Source excerpt:
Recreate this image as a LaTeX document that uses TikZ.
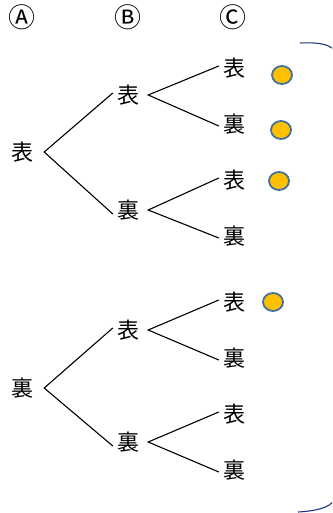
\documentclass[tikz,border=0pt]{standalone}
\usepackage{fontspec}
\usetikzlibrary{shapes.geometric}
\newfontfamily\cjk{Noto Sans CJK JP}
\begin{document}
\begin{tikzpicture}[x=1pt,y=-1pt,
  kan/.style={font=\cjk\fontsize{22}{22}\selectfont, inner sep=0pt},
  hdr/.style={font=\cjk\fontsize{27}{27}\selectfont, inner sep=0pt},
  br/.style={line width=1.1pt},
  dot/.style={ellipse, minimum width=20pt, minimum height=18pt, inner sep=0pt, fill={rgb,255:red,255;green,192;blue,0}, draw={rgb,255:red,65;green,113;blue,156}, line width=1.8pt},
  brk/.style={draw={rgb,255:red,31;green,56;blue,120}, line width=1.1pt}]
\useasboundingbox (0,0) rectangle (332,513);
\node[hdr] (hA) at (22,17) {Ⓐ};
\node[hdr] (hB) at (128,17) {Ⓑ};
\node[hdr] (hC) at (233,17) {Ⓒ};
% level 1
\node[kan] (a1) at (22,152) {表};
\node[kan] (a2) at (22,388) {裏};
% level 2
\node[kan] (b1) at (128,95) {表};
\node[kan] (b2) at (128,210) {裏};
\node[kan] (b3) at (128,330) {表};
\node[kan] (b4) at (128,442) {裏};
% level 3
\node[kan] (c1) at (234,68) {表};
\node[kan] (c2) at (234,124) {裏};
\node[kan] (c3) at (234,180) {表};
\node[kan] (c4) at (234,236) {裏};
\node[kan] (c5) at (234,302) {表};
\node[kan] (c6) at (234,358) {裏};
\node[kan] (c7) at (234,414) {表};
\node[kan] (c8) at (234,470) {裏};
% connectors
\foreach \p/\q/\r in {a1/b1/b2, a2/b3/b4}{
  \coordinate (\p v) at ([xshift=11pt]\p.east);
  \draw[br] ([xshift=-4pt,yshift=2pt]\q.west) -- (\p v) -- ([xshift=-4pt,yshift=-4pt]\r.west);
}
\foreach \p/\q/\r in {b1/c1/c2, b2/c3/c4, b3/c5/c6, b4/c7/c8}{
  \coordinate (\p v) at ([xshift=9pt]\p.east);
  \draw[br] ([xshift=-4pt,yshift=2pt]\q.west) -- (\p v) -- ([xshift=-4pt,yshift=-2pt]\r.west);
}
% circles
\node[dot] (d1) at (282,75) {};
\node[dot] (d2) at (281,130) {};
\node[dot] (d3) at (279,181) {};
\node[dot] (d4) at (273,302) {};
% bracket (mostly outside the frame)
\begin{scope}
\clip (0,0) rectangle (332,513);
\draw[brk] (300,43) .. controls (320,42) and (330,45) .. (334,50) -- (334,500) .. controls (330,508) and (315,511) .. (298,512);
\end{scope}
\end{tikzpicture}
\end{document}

The request: Reproduce the whole listing above word for word, but not its pictures.

Result of this task:
Recreate this image as a LaTeX document that uses TikZ.
\documentclass[tikz,border=0pt]{standalone}
\usepackage{fontspec}
\usetikzlibrary{shapes.geometric}
\newfontfamily\cjk{Noto Sans CJK JP}
\begin{document}
\begin{tikzpicture}[x=1pt,y=-1pt,
  kan/.style={font=\cjk\fontsize{22}{22}\selectfont, inner sep=0pt},
  hdr/.style={font=\cjk\fontsize{27}{27}\selectfont, inner sep=0pt},
  br/.style={line width=1.1pt},
  dot/.style={ellipse, minimum width=20pt, minimum height=18pt, inner sep=0pt, fill={rgb,255:red,255;green,192;blue,0}, draw={rgb,255:red,65;green,113;blue,156}, line width=1.8pt},
  brk/.style={draw={rgb,255:red,31;green,56;blue,120}, line width=1.1pt}]
\useasboundingbox (0,0) rectangle (332,513);
\node[hdr] (hA) at (22,17) {Ⓐ};
\node[hdr] (hB) at (128,17) {Ⓑ};
\node[hdr] (hC) at (233,17) {Ⓒ};
% level 1
\node[kan] (a1) at (22,152) {表};
\node[kan] (a2) at (22,388) {裏};
% level 2
\node[kan] (b1) at (128,95) {表};
\node[kan] (b2) at (128,210) {裏};
\node[kan] (b3) at (128,330) {表};
\node[kan] (b4) at (128,442) {裏};
% level 3
\node[kan] (c1) at (234,68) {表};
\node[kan] (c2) at (234,124) {裏};
\node[kan] (c3) at (234,180) {表};
\node[kan] (c4) at (234,236) {裏};
\node[kan] (c5) at (234,302) {表};
\node[kan] (c6) at (234,358) {裏};
\node[kan] (c7) at (234,414) {表};
\node[kan] (c8) at (234,470) {裏};
% connectors
\foreach \p/\q/\r in {a1/b1/b2, a2/b3/b4}{
  \coordinate (\p v) at ([xshift=11pt]\p.east);
  \draw[br] ([xshift=-4pt,yshift=2pt]\q.west) -- (\p v) -- ([xshift=-4pt,yshift=-4pt]\r.west);
}
\foreach \p/\q/\r in {b1/c1/c2, b2/c3/c4, b3/c5/c6, b4/c7/c8}{
  \coordinate (\p v) at ([xshift=9pt]\p.east);
  \draw[br] ([xshift=-4pt,yshift=2pt]\q.west) -- (\p v) -- ([xshift=-4pt,yshift=-2pt]\r.west);
}
% circles
\node[dot] (d1) at (282,75) {};
\node[dot] (d2) at (281,130) {};
\node[dot] (d3) at (279,181) {};
\node[dot] (d4) at (273,302) {};
% bracket (mostly outside the frame)
\begin{scope}
\clip (0,0) rectangle (332,513);
\draw[brk] (300,43) .. controls (320,42) and (330,45) .. (334,50) -- (334,500) .. controls (330,508) and (315,511) .. (298,512);
\end{scope}
\end{tikzpicture}
\end{document}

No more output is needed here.